"The Frozen Ground," shot in Anchorage in 2011 with a number of local actors in supporting roles and crowd scenes, opened at The Vue Leicester Square in London, England, on Wednesday.
The film, starring Nicolas Cage and John Cusack, is a movie version of Alaska's infamous "butcher/baker" Robert Hansen, convicted of killing several women in the 1980s. He was said to take them to remote locations, sometimes in his airplane, and hunt them down like game animals.
First reviews of the film look pretty good.
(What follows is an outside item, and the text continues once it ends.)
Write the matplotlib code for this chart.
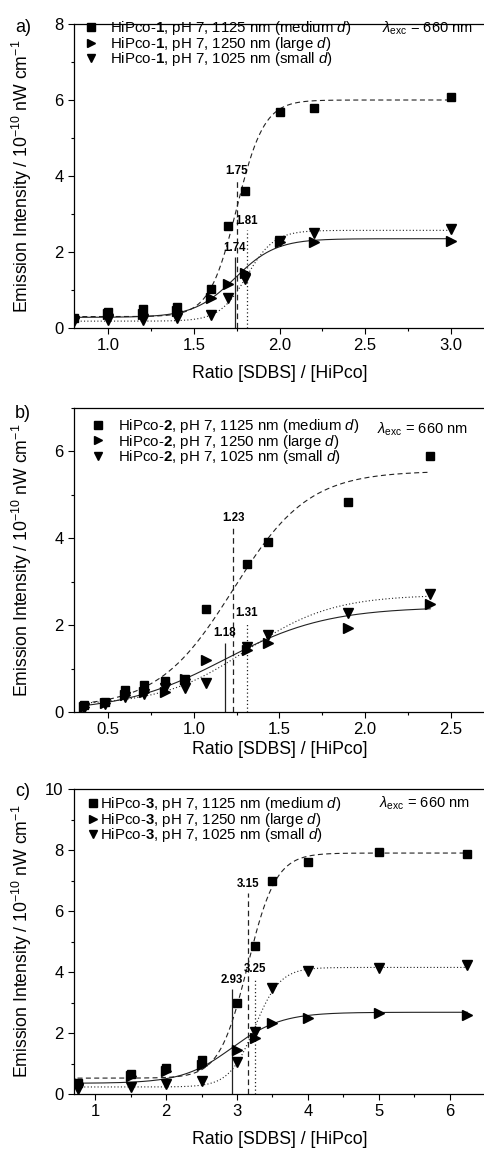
import numpy as np
import matplotlib
matplotlib.use("Agg")
import matplotlib.pyplot as plt
from matplotlib.ticker import AutoMinorLocator, MultipleLocator

plt.rcParams['font.family'] = ['Liberation Sans', 'DejaVu Sans']
plt.rcParams['mathtext.fontset'] = 'custom'
plt.rcParams['mathtext.rm'] = 'Liberation Sans'
plt.rcParams['mathtext.it'] = 'Liberation Sans:italic'
plt.rcParams['mathtext.bf'] = 'Liberation Sans:bold'

# ---- Daten, Panel a) HiPco-1 ----
x_a = [0.8, 1.0, 1.2, 1.4, 1.6, 1.7, 1.8, 2.0, 2.2, 3.0]
med_a = [0.25, 0.43, 0.49, 0.56, 1.02, 2.69, 3.60, 5.68, 5.80, 6.08]
large_a = [0.25, 0.38, 0.36, 0.46, 0.78, 1.15, 1.44, 2.27, 2.27, 2.29]
small_a = [0.18, 0.20, 0.22, 0.25, 0.34, 0.78, 1.30, 2.29, 2.49, 2.60]

# ---- Daten, Panel b) HiPco-2 ----
x_b = [0.36, 0.48, 0.60, 0.71, 0.83, 0.95, 1.07, 1.31, 1.43, 1.90, 2.38]
med_b = [0.16, 0.24, 0.50, 0.62, 0.72, 0.75, 2.38, 3.41, 3.91, 4.83, 5.90]
large_b = [0.12, 0.20, 0.38, 0.45, 0.45, 0.75, 1.20, 1.43, 1.60, 1.93, 2.49]
small_b = [0.10, 0.18, 0.35, 0.42, 0.55, 0.55, 0.66, 1.49, 1.78, 2.28, 2.72]

# ---- Daten, Panel c) HiPco-3 ----
x_c = [0.75, 1.5, 2.0, 2.5, 3.0, 3.25, 3.5, 4.0, 5.0, 6.25]
med_c = [0.35, 0.66, 0.85, 1.10, 2.98, 4.84, 7.00, 7.61, 7.94, 7.87]
large_c = [0.35, 0.60, 0.74, 0.96, 1.44, 1.85, 2.33, 2.49, 2.65, 2.59]
small_c = [0.15, 0.24, 0.32, 0.41, 1.04, 2.02, 3.48, 4.03, 4.14, 4.23]

# Boltzmann-Fitparameter je Serie: (A1, A2, x0, dx), Reihenfolge medium, large, small
fits_a = [(0.30, 6.00, 1.75, 0.08), (0.28, 2.35, 1.74, 0.12), (0.18, 2.57, 1.81, 0.08)]
fits_b = [(0.10, 5.55, 1.23, 0.22), (0.00, 2.42, 1.18, 0.30), (0.15, 2.70, 1.31, 0.25)]
fits_c = [(0.52, 7.90, 3.15, 0.20), (0.35, 2.68, 2.93, 0.35), (0.23, 4.15, 3.25, 0.18)]

# Hoehe der senkrechten Markierungslinien am Wendepunkt
vline_top_a = [3.90, 1.88, 2.57]
vline_top_b = [4.25, 1.60, 2.08]
vline_top_c = [6.60, 3.45, 3.80]

panel_labels = ['a)', 'b)', 'c)']
sample_names = ['1', '2', '3']
xlims = [(0.8, 3.2), (0.3, 2.7), (0.7, 6.5)]
ylims = [(0, 8), (0, 7), (0, 10)]
xmajor = [0.5, 0.5, 1.0]
ymajor = [2, 2, 2]

linestyles = [(0, (4.5, 3)), '-', (0, (1, 2))]
markers = ['s', '>', 'v']
wavelengths = ['1125 nm (medium $d$)', '1250 nm (large $d$)', '1025 nm (small $d$)']


def boltzmann(x, A1, A2, x0, dx):
    return A2 + (A1 - A2) / (1 + np.exp((x - x0) / dx))


fig = plt.figure(figsize=(4.84, 11.49), dpi=100)
H = 1149.0
W = 484.0
# Achsen-Positionen in Pixeln (oben, unten)
axes_px = [(24, 328), (408, 712), (789, 1094)]
legend_px = [(83.5, 19, 0.77), (90.5, 417, 0.83), (85.5, 795, -0.03)]
lambda_px = [(473, 28), (468, 429), (470, 803)]
label_px = [27, 413, 792]
xlabelpads = [8.3, 2.9, 8.3]

all_data = [
    (x_a, [med_a, large_a, small_a], fits_a, vline_top_a),
    (x_b, [med_b, large_b, small_b], fits_b, vline_top_b),
    (x_c, [med_c, large_c, small_c], fits_c, vline_top_c),
]

for i, (xs, ys_list, fits, vtops) in enumerate(all_data):
    top, bot = axes_px[i]
    ax = fig.add_axes([74 / W, (H - bot) / H, (485 - 74) / W, (bot - top) / H])

    # Fitkurven
    xx = np.linspace(min(xs), max(xs), 300)
    for (A1, A2, x0, dx), ls in zip(fits, linestyles):
        ax.plot(xx, boltzmann(xx, A1, A2, x0, dx), color='#222222', lw=0.8, ls=ls)

    # senkrechte Linien + Beschriftung
    for (A1, A2, x0, dx), ls, vt in zip(fits, linestyles, vtops):
        ax.vlines(x0, 0, vt, colors='#222222', lw=0.9, linestyles=[ls])
        ax.text(x0, vt + 0.08 * (ylims[i][1] / 8), f'{x0:.2f}', ha='center', va='bottom',
                fontsize=8.3, fontweight='bold')

    # Messpunkte
    for ys, m, wl in zip(ys_list, markers, wavelengths):
        ax.plot(xs, ys, ls='none', marker=m, color='black', ms=5.8 if m == 's' else 7,
                zorder=5, label=f'HiPco-$\\mathbf{{{sample_names[i]}}}$, pH 7, {wl}')

    ax.set_xlim(*xlims[i])
    ax.set_ylim(*ylims[i])
    ax.xaxis.set_major_locator(MultipleLocator(xmajor[i]))
    ax.yaxis.set_major_locator(MultipleLocator(ymajor[i]))
    ax.xaxis.set_minor_locator(AutoMinorLocator(2))
    ax.yaxis.set_minor_locator(AutoMinorLocator(2))
    if i < 2:
        ax.xaxis.set_major_formatter(plt.FormatStrFormatter('%.1f'))
    ax.tick_params(which='major', direction='out', length=4, width=0.8, labelsize=12)
    ax.tick_params(which='minor', direction='out', length=2.5, width=0.8)
    for sp in ax.spines.values():
        sp.set_linewidth(0.9)
    ax.spines['right'].set_visible(False)

    ax.set_xlabel('Ratio [SDBS] / [HiPco]', fontsize=12.7, labelpad=xlabelpads[i])
    ax.set_ylabel('Emission Intensity / 10$^{-10}$ nW cm$^{-1}$', fontsize=12.7)
    ax.yaxis.set_label_coords((34 - 74) / 411, 0.5)

    # Legende
    lx, ly, pad = legend_px[i]
    ax.legend(loc='upper left', bbox_to_anchor=(lx / W, 1 - ly / H),
              bbox_transform=fig.transFigure, frameon=False, fontsize=10.8,
              handlelength=1.0, handletextpad=pad, borderpad=0, borderaxespad=0,
              labelspacing=-0.15, numpoints=1, markerscale=0.9)

    rx, ry = lambda_px[i]
    fig.text(rx / W, 1 - ry / H, '$\\lambda_{\\mathrm{exc}}$ = 660 nm', ha='right',
             va='center', fontsize=10.5)

    fig.text(15 / W, 1 - label_px[i] / H, panel_labels[i], ha='left', va='center',
             fontsize=13)

fig.savefig('out.png', dpi=100)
Henry Fitzherbert in the Express calls it "a well crafted old-school thriller... tense, atmospheric and creepy." Josh Winning on the Total Film site says it's "handsomely lensed" but cliche-ridden.
"Cage is also having an off-day, chasing after John Cusack’s lady-killer with all the urgency of a sleepy warthog," Winning writes.
Tim Huddleston of Time Out London agrees the film has dull spots and breaks no new ground, frozen or otherwise, but says, "director Scott Walker holds things together proficiently, and there are enough twists to keep it rattling along."
Kim Newman of Empire Magazine also finds the movie fairly stock, but adds, "Still, there's plenty in this taut thriller for you to stick around for, not least the reuniting of the Con Air duo."
The movie will now hit screens in the UK, though the American release won't happen until Aug. 23.